Trump ran for president under a fiercely pro-Israel message, offering promises and opinions seemingly copied from the Israeli political wish list, including a vow to move the US embassy from Tel Aviv to Jerusalem and to acknowledge Israeli sovereignty over the capital, Jerusalem. Trump was celebrated as a savior by Israel’s political right and it was not uncommon to spot a “Make American Great Again” hat when walking in the streets of Jerusalem.

But since his inauguration, Trump’s policies toward Israel have been indistinguishable from center-to-left, taking a more traditional approach to Israel, being persistent when it comes to his stance on stopping the expansion of Israeli settlements in the West Bank and the brokering of a two-state solution between Israel and the Palestinian Authority. “I think that if he is chosen by the US nation then we must give him a chance,” eighteen-year-old Edo Shapiro Israel told The Media Line.

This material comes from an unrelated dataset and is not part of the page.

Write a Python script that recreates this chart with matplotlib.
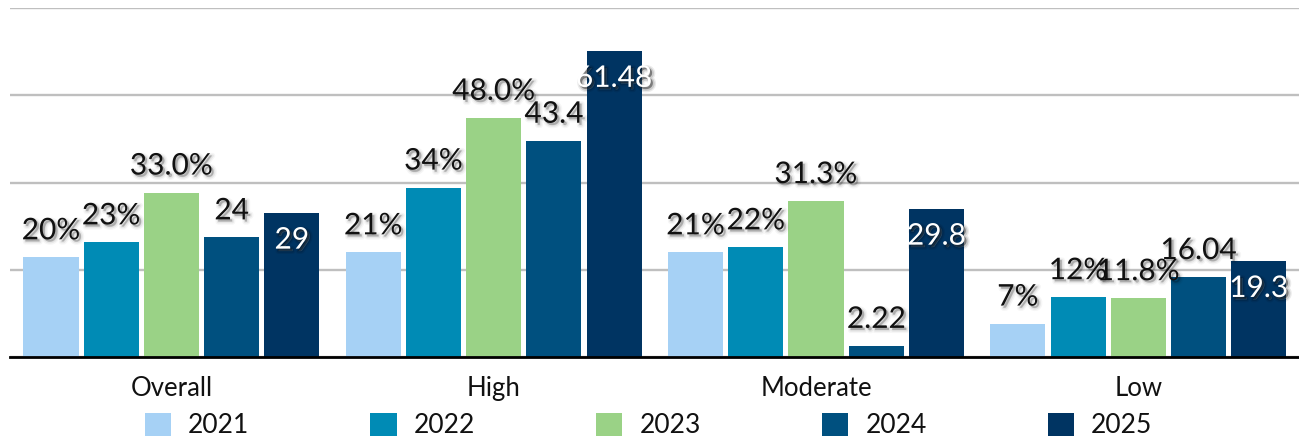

Last week, US-Israel intelligence sharing suffered a blow after reports surfaced that President Trump had passed classified Israeli intelligence information regarding Syria to the Russian government. Referring to the incident, Prof. Medding said, “I think people are probably puzzled,” but suggested that it’s difficult to gauge the views of the whole population. Still, the right-wing Israeli government is confident of Trump’s support following eight years of non-stop tension in its dealings with the Obama administration.

Since President Trump’s election, Prime Minister Benjamin Netanyahu has shown strong support for him.

“As far as what our politicians think, yeah, he’ll take care of us,” 27-year-old Tom Kadar told The Media Line. Kadar is skeptical that Trump will be able to help stabilize the Middle East or help broker a solution to the Arab-Israel conflict. “I don’t think peace is what he’s all about,” Kadar said, “He’ll be a part of some sort of solution but I’m not sure what that solution will be.”

“My opinions of President Trump are maybe he has the means and the heart to do what’s best for Israel but he’s a celebrity first and not a politician,” said 30-year-old Heather Nicole. Originally from the United States, she is in Israel as a part of an internship program. Nicole has lived in Israel for almost a year and plans on immigrating. She was not in the United States during the Presidential election and did not vote. “I hope his presidency will have a positive effect on Israel, but I think it will just keep it the same I don’t think it will change,” Nicole told The Media Line.
Others are afraid Trump will cause more harm than good. Jonah Brenner is in the process of moving to Israel full-time from the United States, and he sees Trump as being easily manipulated by regional powers.

Trump will be on the ground in the region for less than 24 hours. During his short trip, Trump visited with Israeli President Reuven Rivlin, toured the Church of the Holy Sepulcher and the Western Wall.

On Tuesday, President Trump travels to the city of Bethlehem in the West Bank to meet with Palestinian Authority President Mahmoud Abbas, and to visit the Church of the Nativity. He returns to Jerusalem to lay a wreath at the Yad Vashem Holocaust memorial and view the Israel Museum before departing for Rome where he meets.

Trump’s trip to Israel follows a quick stop in Saudi Arabia and will end with time at the Vatican to meet with Pope Francis, before winding up his journey in Brussels where he’ll meet with European Union and NATO officials.